■ **What the task asks**:
Reproduce each line of the material exactly, minus any picture.

▼

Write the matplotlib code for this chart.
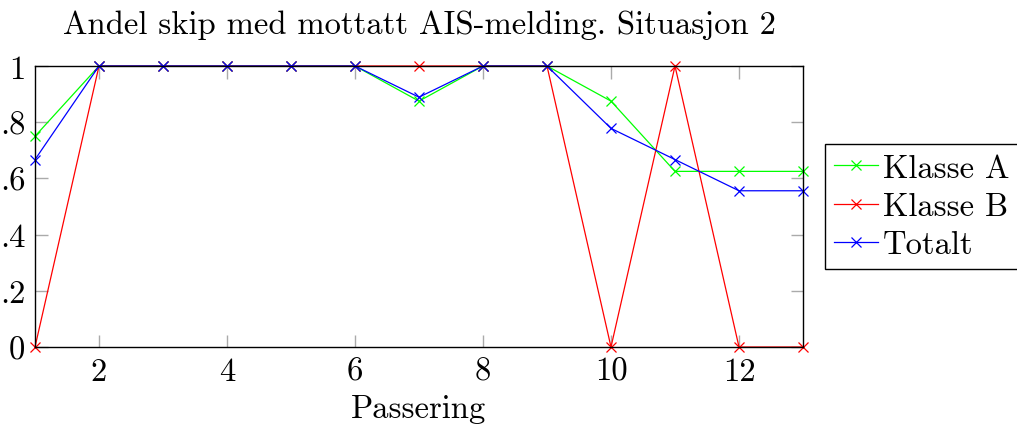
import matplotlib
matplotlib.use("Agg")
import matplotlib.pyplot as plt

plt.rcParams['font.family'] = ['cmr10', 'DejaVu Serif']
plt.rcParams['axes.formatter.use_mathtext'] = True

passering = [1, 2, 3, 4, 5, 6, 7, 8, 9, 10, 11, 12, 13]
klasse_a = [0.75, 1, 1, 1, 1, 1, 0.875, 1, 1, 0.875, 0.625, 0.625, 0.625]
klasse_b = [0, 1, 1, 1, 1, 1, 1, 1, 1, 0, 1, 0, 0]
totalt = [0.667, 1, 1, 1, 1, 1, 0.889, 1, 1, 0.778, 0.667, 0.556, 0.556]

x_ticks = [2, 4, 6, 8, 10, 12]
y_ticks = [0, 0.2, 0.4, 0.6, 0.8, 1]
y_tick_labels = ["0", ".2", ".4", ".6", ".8", "1"]

FS = 23.5

fig = plt.figure(figsize=(10.17, 4.35), dpi=100)
ax = fig.add_axes([35 / 1017, 1 - 348 / 435, (803 - 35) / 1017, (348 - 67) / 435])

series = [("Klasse A", klasse_a, (0, 1, 0)),
          ("Klasse B", klasse_b, (1, 0, 0)),
          ("Totalt", totalt, (0, 0, 1))]
for name, vals, col in series:
    ax.plot(passering, vals, color=col, lw=0.9, marker='x', ms=6.5, mew=0.9,
            label=name, clip_on=False)

ax.set_xlim(1, 13)
ax.set_ylim(0, 1)
ax.set_xticks(x_ticks)
ax.set_xticklabels([str(t) for t in x_ticks])
ax.set_yticks(y_ticks)
ax.set_yticklabels(y_tick_labels)
ax.tick_params(direction='in', length=9, width=1, color='#aaaaaa',
               top=True, right=True, labelsize=FS, pad=7)
for s in ax.spines.values():
    s.set_linewidth(1)

ax.set_title("Andel skip med mottatt AIS-melding. Situasjon 2", fontsize=FS, pad=24)
ax.set_xlabel("Passering", fontsize=FS, labelpad=6)

leg = ax.legend(loc='center left', bbox_to_anchor=(1.028, 0.5), fontsize=FS,
                frameon=True, fancybox=False, edgecolor='black', framealpha=1,
                handlelength=1.35, handletextpad=0.15, borderpad=0.3,
                labelspacing=0.28, borderaxespad=0)
leg.get_frame().set_linewidth(1)

fig.savefig("out.png", dpi=100)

▲

■ **Finished answer**:
Write the matplotlib code for this chart.
import matplotlib
matplotlib.use("Agg")
import matplotlib.pyplot as plt

plt.rcParams['font.family'] = ['cmr10', 'DejaVu Serif']
plt.rcParams['axes.formatter.use_mathtext'] = True

passering = [1, 2, 3, 4, 5, 6, 7, 8, 9, 10, 11, 12, 13]
klasse_a = [0.75, 1, 1, 1, 1, 1, 0.875, 1, 1, 0.875, 0.625, 0.625, 0.625]
klasse_b = [0, 1, 1, 1, 1, 1, 1, 1, 1, 0, 1, 0, 0]
totalt = [0.667, 1, 1, 1, 1, 1, 0.889, 1, 1, 0.778, 0.667, 0.556, 0.556]

x_ticks = [2, 4, 6, 8, 10, 12]
y_ticks = [0, 0.2, 0.4, 0.6, 0.8, 1]
y_tick_labels = ["0", ".2", ".4", ".6", ".8", "1"]

FS = 23.5

fig = plt.figure(figsize=(10.17, 4.35), dpi=100)
ax = fig.add_axes([35 / 1017, 1 - 348 / 435, (803 - 35) / 1017, (348 - 67) / 435])

series = [("Klasse A", klasse_a, (0, 1, 0)),
          ("Klasse B", klasse_b, (1, 0, 0)),
          ("Totalt", totalt, (0, 0, 1))]
for name, vals, col in series:
    ax.plot(passering, vals, color=col, lw=0.9, marker='x', ms=6.5, mew=0.9,
            label=name, clip_on=False)

ax.set_xlim(1, 13)
ax.set_ylim(0, 1)
ax.set_xticks(x_ticks)
ax.set_xticklabels([str(t) for t in x_ticks])
ax.set_yticks(y_ticks)
ax.set_yticklabels(y_tick_labels)
ax.tick_params(direction='in', length=9, width=1, color='#aaaaaa',
               top=True, right=True, labelsize=FS, pad=7)
for s in ax.spines.values():
    s.set_linewidth(1)

ax.set_title("Andel skip med mottatt AIS-melding. Situasjon 2", fontsize=FS, pad=24)
ax.set_xlabel("Passering", fontsize=FS, labelpad=6)

leg = ax.legend(loc='center left', bbox_to_anchor=(1.028, 0.5), fontsize=FS,
                frameon=True, fancybox=False, edgecolor='black', framealpha=1,
                handlelength=1.35, handletextpad=0.15, borderpad=0.3,
                labelspacing=0.28, borderaxespad=0)
leg.get_frame().set_linewidth(1)

fig.savefig("out.png", dpi=100)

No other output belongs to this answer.